Archive - Originally posted on "The Horse's Mouth" - 2013-02-14 08:23:39 - Graham Ellis

Courses for newcomers to programming start with showing the mechanism of how to enter a program, how to prepare that program to be run, and how to actually run it. We then show them how to read an input (usually from the keyboard), calculate, save values into variables and resuse them a few lines later, and output resuts. That's a tried and tested formula for getting something up and running quickly, and that "something" being a useful program. But it's a very long way indeed from a web application, which is what many delegates are writing these days ... or that's how it looks.

And so - at the end of the first day of our "Learning to program in ..." courses, we take the code that we've written and put it into context - take it a step further, and a small step to being recognisable in their environment. It's helpful in putting stuff in context, and it's motivational in that it helps delegates see where they're going.

• In First Principles terms, keyboard to screen is the same thing as browser input to browser output via a web server - both are using Standard In and Standard Out - the process's main IO channels.

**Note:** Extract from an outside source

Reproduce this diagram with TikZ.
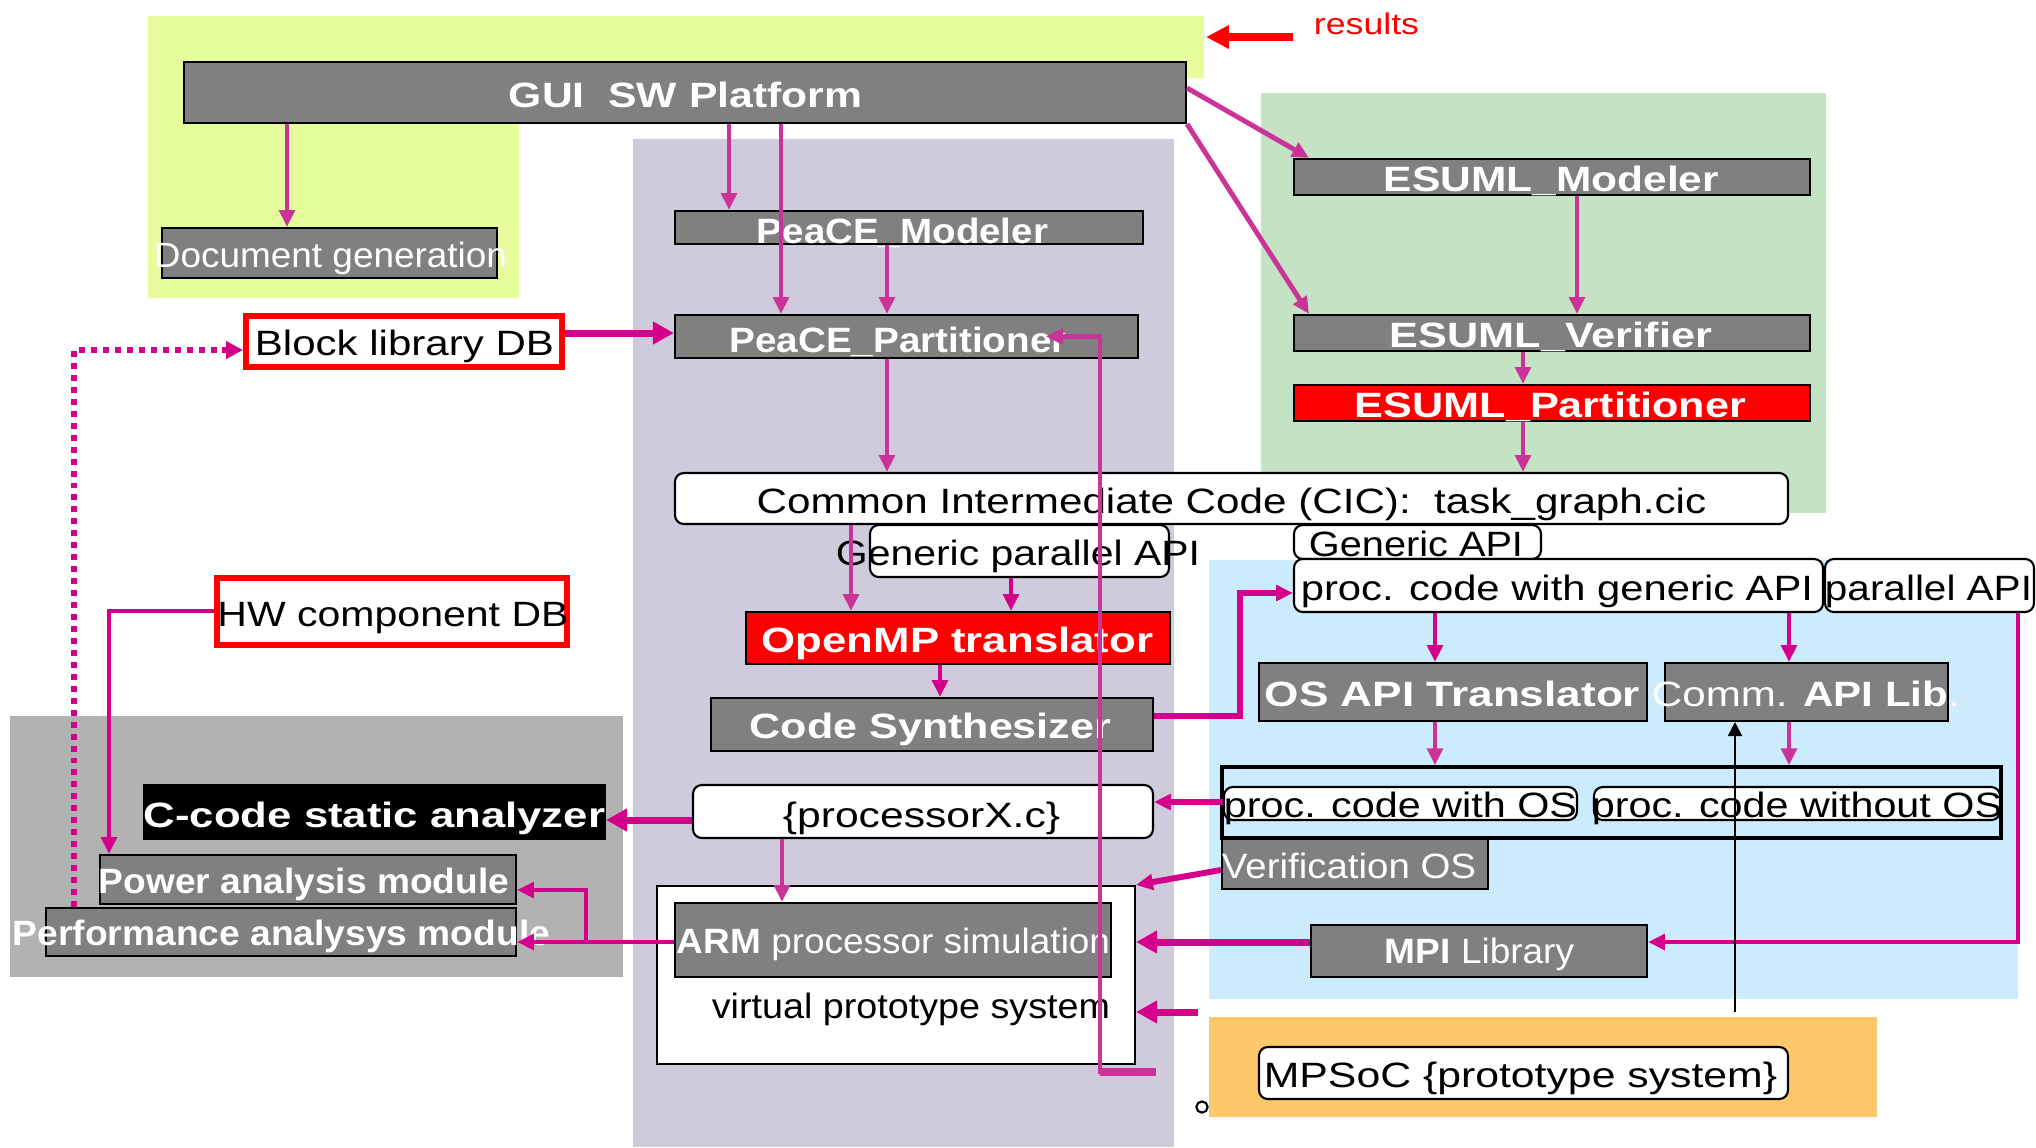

• In First Principle terms, reading from a file is just like reading from the keyboard - it's a stream of data from which the next line's returned each time you do a read.

And applying those first principles, a program that goes keyboard to screen can rapidly be converted to going data file to browser window. I've put a program that I wrote at the end of the very first day of programming for delegates this week, which runs on both a web server (via CGI) and stand alone from the keyboard. Source is [here].

Being a "first day program", I've used straightforward language elements rather than shorter / more efficient ones that come later in the course, and this has lead to a degree of repetition which - in the longer term - I would frown upon as each repeat doubles up the changes and testing needed when the program needs alteration.

Being a "dual use" program, I've not put any specifics / HTML formatting into it ... such things would come in an applicaton program, leaving an API for the data handling clean for any environment.